Go through the entries one line at a time, and gather every line that has the word "this".

Source code of charts
## BEGIN

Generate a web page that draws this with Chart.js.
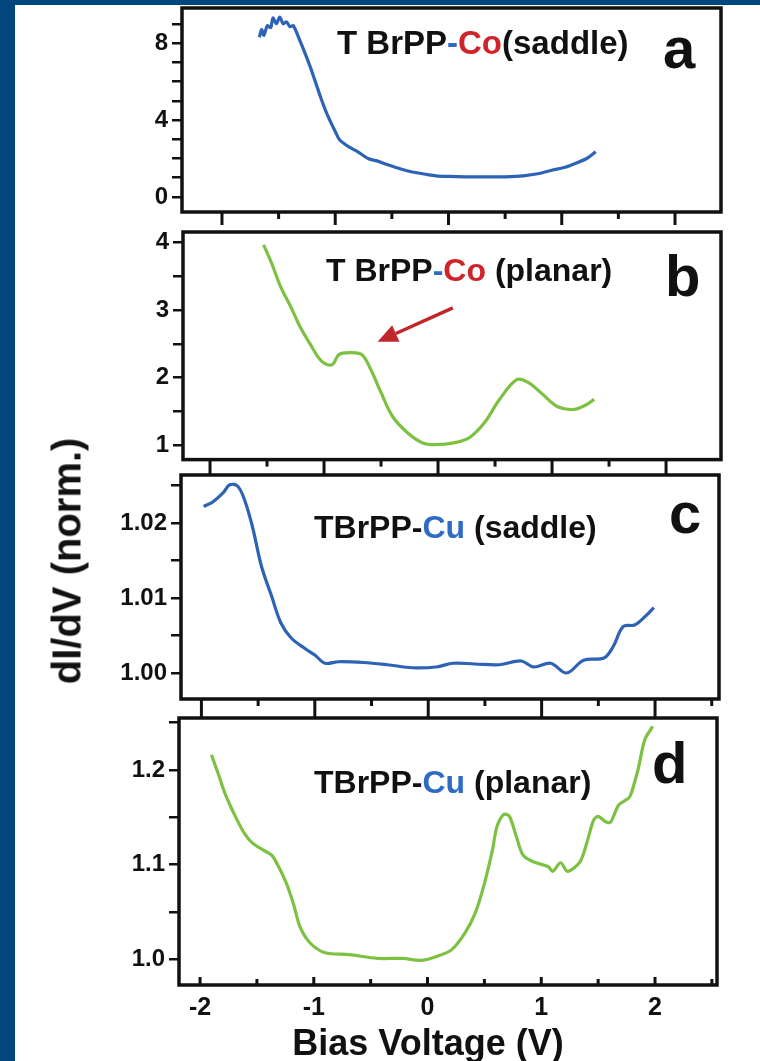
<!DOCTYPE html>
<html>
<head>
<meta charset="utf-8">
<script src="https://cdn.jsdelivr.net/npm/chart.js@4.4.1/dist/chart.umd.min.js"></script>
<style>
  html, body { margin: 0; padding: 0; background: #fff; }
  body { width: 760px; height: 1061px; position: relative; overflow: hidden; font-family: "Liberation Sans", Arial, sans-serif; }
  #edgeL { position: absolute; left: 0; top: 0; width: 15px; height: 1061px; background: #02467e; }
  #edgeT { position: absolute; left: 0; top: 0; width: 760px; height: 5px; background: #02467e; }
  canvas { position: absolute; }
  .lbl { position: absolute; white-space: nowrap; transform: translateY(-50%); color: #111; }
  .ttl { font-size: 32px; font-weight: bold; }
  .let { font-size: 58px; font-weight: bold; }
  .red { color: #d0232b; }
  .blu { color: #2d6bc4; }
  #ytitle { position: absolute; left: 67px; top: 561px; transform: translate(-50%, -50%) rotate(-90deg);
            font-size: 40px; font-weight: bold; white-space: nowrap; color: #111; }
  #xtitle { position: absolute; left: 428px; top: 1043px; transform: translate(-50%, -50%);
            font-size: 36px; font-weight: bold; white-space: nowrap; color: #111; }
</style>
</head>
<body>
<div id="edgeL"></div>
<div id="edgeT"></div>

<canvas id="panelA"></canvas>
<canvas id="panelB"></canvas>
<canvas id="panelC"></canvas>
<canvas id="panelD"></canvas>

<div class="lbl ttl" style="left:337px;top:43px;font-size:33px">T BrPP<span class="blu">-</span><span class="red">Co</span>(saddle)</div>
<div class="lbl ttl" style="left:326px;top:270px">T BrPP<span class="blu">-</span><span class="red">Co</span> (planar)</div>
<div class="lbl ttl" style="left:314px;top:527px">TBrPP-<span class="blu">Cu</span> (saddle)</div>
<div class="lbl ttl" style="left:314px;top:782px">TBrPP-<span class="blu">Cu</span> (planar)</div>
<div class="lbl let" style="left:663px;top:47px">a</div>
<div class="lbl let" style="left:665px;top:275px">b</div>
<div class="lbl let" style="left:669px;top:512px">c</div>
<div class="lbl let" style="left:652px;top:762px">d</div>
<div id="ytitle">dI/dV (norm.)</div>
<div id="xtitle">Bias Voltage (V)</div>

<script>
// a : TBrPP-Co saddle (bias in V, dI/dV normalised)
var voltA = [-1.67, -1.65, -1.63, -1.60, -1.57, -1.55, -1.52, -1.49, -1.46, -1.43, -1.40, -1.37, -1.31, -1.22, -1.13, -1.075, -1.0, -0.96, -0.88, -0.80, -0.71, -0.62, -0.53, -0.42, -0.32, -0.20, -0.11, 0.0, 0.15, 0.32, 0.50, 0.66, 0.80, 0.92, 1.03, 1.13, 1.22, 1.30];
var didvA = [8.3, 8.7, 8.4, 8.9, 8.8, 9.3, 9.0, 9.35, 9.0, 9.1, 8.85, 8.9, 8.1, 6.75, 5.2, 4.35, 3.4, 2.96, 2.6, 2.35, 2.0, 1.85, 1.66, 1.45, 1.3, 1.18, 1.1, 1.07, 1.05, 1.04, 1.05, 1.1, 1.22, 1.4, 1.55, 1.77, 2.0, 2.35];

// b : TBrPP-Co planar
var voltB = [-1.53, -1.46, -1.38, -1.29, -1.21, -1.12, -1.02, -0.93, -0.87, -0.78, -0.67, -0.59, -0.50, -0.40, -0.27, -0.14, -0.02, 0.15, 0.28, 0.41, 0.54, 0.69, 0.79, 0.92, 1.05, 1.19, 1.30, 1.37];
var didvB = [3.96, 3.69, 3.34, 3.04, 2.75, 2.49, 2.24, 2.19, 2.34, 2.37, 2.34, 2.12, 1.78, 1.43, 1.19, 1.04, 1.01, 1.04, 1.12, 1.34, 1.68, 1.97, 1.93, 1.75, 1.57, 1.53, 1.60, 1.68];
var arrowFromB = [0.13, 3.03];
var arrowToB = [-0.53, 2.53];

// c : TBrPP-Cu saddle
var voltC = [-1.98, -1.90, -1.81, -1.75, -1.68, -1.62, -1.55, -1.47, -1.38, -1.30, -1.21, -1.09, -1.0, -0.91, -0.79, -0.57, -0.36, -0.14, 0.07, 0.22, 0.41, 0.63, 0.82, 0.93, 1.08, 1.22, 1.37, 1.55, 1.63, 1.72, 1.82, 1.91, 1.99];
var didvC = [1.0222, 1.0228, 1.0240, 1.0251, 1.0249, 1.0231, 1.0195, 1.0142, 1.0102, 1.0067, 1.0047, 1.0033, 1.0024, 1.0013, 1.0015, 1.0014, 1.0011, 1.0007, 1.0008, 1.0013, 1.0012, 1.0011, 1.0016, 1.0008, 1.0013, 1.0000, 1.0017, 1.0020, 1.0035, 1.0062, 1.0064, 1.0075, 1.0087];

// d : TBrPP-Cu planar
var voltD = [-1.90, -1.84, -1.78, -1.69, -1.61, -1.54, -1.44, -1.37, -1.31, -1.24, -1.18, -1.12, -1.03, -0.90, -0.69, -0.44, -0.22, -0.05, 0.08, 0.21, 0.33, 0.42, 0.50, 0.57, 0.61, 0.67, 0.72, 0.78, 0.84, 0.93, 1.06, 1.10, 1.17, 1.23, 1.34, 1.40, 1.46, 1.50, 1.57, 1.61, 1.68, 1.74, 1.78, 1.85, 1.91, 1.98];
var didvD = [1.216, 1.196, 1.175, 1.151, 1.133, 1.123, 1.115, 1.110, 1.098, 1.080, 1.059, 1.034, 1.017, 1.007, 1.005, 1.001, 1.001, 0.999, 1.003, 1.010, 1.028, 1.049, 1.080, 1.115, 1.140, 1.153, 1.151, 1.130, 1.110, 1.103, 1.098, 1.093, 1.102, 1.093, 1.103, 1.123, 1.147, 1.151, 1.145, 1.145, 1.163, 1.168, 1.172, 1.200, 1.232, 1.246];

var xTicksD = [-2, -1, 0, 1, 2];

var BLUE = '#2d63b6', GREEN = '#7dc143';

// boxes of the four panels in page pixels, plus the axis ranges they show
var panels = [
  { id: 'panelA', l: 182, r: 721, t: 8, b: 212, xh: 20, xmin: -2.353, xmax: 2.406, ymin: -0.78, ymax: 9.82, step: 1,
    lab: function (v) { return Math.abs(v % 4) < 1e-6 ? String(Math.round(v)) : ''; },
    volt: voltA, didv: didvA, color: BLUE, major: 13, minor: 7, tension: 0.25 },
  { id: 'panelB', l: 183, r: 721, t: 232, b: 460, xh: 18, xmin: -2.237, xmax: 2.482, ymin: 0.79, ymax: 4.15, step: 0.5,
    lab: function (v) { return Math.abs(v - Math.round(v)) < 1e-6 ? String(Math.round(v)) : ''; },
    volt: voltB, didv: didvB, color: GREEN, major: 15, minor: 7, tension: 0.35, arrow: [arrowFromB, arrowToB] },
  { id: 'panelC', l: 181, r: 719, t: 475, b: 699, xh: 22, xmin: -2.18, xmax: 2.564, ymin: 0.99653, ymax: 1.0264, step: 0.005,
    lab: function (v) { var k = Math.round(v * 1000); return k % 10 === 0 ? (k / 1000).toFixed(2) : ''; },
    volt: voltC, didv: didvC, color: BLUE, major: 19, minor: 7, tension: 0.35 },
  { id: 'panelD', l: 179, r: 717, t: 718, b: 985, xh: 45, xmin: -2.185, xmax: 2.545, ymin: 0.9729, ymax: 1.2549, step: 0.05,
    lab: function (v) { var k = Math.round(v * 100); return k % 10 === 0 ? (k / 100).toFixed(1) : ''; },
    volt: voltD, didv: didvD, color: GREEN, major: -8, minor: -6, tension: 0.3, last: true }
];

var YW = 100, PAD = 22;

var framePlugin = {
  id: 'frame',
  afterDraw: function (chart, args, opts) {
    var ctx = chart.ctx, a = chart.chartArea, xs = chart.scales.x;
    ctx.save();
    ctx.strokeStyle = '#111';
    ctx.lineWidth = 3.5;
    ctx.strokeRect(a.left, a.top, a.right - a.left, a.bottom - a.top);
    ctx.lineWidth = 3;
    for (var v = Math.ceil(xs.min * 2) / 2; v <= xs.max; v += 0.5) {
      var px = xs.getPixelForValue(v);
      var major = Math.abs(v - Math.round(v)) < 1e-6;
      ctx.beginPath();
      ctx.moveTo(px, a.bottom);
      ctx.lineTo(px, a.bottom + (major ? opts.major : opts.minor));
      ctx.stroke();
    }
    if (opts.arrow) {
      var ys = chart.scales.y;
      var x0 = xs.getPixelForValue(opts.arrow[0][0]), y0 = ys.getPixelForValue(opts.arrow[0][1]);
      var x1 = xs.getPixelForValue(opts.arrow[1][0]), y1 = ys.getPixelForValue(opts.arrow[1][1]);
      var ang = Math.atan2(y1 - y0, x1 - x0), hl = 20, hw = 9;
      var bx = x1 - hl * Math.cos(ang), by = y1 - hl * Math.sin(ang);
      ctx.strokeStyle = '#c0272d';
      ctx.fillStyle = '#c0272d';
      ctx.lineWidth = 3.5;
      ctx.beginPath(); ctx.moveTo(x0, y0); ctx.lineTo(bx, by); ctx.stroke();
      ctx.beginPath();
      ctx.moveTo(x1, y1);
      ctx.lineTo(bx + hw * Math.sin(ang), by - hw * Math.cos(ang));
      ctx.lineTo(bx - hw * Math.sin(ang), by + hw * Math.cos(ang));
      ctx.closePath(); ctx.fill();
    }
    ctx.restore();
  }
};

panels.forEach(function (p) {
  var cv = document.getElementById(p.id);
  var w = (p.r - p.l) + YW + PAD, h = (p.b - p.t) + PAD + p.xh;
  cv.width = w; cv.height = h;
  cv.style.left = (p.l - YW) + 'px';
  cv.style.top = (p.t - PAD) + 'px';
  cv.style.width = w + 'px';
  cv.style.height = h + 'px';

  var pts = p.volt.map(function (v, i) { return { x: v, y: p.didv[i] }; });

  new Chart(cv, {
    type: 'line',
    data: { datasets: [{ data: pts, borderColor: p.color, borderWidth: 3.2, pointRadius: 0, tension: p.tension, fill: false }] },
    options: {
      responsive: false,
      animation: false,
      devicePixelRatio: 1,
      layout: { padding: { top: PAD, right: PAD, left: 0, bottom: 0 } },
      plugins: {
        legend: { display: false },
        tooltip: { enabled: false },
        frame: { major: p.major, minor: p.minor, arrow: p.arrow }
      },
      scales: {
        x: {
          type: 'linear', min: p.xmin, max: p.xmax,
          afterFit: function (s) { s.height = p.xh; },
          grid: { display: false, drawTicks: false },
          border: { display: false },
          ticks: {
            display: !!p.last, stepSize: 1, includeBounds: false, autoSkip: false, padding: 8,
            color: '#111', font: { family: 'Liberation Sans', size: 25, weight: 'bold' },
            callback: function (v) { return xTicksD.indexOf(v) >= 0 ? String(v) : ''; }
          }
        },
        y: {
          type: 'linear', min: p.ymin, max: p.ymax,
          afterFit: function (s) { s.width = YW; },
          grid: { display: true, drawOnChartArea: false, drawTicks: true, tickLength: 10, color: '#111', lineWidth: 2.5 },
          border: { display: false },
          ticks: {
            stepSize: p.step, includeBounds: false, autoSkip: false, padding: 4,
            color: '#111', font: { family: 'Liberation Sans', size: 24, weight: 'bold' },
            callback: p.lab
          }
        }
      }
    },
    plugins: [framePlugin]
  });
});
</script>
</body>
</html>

## END
## BEGIN

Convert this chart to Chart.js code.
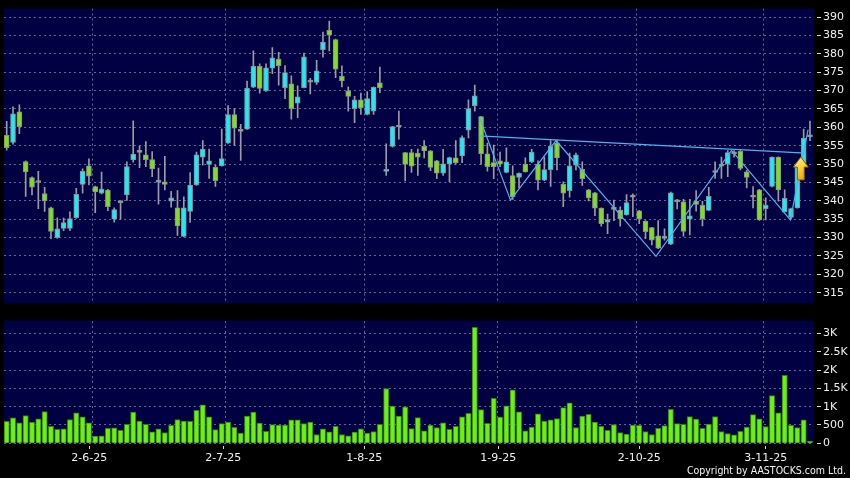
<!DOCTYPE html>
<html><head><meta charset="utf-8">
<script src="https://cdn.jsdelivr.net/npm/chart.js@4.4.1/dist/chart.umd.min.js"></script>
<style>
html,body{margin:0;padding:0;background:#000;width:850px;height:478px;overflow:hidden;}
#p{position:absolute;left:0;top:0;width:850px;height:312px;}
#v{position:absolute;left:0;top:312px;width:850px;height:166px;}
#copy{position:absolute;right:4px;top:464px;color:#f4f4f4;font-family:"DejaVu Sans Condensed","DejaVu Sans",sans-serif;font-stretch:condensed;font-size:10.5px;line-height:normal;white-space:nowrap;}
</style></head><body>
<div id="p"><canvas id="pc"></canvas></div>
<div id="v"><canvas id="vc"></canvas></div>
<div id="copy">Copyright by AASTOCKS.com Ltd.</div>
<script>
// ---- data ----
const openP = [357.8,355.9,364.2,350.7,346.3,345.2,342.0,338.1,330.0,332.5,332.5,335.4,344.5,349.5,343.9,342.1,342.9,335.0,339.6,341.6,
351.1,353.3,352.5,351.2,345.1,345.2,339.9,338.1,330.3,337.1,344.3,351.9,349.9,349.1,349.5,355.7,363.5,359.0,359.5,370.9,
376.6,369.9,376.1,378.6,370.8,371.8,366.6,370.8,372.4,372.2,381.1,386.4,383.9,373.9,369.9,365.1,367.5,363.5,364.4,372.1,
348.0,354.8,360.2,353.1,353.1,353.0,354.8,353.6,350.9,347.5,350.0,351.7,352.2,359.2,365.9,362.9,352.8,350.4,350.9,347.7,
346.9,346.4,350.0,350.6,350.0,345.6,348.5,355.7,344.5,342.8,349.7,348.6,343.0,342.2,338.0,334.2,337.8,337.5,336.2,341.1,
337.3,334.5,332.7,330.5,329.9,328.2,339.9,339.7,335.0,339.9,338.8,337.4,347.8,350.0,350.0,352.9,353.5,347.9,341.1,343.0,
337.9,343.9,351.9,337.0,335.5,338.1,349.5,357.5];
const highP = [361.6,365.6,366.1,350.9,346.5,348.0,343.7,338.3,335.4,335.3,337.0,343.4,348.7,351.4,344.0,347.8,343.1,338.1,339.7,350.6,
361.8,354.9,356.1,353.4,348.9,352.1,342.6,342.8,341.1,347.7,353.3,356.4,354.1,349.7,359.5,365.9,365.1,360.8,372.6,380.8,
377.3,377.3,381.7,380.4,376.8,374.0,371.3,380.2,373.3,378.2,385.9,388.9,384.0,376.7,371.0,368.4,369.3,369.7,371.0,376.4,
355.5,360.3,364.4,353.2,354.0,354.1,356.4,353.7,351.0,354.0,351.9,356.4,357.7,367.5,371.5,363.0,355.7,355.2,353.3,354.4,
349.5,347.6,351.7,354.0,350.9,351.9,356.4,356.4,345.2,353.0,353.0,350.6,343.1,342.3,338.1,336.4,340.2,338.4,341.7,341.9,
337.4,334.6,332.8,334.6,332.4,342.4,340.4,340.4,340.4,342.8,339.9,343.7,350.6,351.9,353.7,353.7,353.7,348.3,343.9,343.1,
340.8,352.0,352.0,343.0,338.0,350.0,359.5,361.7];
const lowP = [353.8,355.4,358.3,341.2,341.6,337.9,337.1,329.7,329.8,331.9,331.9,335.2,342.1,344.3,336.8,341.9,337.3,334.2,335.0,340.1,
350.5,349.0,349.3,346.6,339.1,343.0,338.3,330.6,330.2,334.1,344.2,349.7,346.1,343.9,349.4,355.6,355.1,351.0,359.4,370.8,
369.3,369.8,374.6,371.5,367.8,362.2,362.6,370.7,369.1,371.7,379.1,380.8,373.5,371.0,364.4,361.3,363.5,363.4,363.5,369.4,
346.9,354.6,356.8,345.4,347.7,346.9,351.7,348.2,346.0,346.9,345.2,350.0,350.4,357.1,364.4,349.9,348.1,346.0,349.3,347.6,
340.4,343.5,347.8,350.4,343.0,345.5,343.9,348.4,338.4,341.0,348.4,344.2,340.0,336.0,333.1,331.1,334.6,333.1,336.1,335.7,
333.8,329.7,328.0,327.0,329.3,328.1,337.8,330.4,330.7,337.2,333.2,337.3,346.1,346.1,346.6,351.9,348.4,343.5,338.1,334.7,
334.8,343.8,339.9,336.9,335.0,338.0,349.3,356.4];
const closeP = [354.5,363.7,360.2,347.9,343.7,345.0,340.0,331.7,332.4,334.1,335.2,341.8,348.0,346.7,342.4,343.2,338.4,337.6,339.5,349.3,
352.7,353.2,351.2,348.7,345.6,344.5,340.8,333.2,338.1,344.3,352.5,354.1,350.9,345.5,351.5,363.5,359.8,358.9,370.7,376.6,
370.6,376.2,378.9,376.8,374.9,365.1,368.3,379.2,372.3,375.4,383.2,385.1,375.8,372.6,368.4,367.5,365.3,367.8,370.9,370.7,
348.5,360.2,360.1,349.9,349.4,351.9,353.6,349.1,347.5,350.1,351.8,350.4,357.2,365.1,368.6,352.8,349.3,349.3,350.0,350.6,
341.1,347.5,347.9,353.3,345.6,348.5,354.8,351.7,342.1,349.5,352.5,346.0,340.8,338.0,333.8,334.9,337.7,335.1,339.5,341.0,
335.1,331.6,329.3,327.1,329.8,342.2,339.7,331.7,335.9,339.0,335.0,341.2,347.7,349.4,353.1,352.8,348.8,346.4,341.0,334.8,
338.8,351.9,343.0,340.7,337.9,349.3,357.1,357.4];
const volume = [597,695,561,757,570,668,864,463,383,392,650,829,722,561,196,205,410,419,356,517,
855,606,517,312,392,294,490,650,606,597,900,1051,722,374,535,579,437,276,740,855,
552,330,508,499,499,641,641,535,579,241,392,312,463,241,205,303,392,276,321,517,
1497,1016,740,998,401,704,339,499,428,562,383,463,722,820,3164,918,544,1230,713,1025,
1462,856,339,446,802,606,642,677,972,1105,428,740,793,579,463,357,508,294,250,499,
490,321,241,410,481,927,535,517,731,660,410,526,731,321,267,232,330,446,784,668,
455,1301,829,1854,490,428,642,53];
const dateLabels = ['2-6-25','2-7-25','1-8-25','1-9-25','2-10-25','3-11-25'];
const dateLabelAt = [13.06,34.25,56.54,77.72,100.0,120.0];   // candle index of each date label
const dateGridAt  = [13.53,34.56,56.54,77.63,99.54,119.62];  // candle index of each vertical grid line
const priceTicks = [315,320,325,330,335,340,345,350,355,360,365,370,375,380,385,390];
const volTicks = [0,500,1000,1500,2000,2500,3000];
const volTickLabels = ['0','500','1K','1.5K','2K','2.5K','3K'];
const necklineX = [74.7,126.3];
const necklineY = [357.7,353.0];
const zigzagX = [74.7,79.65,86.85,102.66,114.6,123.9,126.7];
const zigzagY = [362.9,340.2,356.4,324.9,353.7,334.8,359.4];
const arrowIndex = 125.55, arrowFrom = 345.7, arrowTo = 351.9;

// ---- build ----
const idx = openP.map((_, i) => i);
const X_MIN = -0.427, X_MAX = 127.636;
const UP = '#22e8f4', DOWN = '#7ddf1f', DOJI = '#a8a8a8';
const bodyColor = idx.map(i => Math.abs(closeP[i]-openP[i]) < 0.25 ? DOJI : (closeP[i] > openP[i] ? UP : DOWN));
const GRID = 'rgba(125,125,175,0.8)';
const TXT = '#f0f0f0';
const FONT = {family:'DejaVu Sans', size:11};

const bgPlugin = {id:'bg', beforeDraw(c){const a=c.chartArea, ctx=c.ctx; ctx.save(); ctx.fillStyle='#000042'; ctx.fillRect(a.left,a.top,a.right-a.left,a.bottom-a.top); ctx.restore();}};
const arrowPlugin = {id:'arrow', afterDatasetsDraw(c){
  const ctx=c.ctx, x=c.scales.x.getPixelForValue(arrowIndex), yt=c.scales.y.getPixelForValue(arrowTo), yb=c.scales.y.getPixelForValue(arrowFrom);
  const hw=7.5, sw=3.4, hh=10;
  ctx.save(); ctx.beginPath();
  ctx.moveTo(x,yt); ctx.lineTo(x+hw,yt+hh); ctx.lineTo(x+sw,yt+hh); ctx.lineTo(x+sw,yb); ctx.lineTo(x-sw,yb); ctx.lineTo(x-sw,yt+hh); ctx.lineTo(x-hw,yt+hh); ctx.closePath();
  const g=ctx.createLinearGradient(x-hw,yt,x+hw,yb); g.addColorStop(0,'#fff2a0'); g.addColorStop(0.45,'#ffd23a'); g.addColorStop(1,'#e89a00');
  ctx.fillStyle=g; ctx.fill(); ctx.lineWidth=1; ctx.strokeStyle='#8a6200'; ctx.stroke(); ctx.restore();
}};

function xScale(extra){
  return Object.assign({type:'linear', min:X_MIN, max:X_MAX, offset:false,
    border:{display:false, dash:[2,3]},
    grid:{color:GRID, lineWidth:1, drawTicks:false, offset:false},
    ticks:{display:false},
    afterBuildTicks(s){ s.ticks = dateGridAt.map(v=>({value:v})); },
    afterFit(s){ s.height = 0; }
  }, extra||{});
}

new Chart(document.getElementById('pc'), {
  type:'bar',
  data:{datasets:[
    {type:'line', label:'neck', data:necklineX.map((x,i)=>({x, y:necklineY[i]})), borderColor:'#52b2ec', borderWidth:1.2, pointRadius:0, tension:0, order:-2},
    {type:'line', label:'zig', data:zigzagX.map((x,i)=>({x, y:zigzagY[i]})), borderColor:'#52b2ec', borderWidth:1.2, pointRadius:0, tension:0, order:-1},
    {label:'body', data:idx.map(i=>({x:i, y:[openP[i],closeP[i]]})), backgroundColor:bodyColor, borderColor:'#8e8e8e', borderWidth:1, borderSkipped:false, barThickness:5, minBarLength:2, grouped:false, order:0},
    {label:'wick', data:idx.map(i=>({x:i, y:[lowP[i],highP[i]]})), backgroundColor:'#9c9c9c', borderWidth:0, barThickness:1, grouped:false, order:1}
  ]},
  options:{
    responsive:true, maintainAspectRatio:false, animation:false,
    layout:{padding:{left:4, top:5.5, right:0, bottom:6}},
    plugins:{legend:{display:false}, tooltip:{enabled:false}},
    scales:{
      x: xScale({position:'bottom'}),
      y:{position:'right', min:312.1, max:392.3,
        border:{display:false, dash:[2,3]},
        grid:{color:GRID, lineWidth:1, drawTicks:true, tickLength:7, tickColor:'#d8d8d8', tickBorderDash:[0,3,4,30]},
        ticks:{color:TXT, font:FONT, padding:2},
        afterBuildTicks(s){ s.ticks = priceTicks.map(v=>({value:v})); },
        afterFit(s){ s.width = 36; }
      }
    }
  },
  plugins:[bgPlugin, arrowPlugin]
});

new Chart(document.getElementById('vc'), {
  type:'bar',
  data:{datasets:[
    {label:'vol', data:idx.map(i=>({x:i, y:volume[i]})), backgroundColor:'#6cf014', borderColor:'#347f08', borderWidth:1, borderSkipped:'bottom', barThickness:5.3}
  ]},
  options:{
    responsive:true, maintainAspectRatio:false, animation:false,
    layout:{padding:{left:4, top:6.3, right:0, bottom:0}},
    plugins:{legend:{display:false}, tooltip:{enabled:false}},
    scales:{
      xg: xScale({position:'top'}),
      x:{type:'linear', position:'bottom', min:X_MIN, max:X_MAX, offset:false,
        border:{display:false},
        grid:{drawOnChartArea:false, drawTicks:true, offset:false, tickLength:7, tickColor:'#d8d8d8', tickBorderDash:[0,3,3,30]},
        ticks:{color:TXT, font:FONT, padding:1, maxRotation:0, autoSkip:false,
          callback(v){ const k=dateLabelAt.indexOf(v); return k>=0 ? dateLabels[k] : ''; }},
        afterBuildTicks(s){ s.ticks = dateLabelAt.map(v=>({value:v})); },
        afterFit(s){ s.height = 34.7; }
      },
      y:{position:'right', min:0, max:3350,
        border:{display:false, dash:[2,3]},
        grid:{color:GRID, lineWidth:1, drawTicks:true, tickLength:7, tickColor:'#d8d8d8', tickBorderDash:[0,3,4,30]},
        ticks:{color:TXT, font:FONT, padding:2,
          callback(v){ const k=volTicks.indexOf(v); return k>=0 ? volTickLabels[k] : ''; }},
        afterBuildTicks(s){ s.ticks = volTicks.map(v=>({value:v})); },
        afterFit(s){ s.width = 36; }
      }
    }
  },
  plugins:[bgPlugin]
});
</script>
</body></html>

## END

EXERCISE ANSWER:
Generate a web page that draws this with Chart.js.
Convert this chart to Chart.js code.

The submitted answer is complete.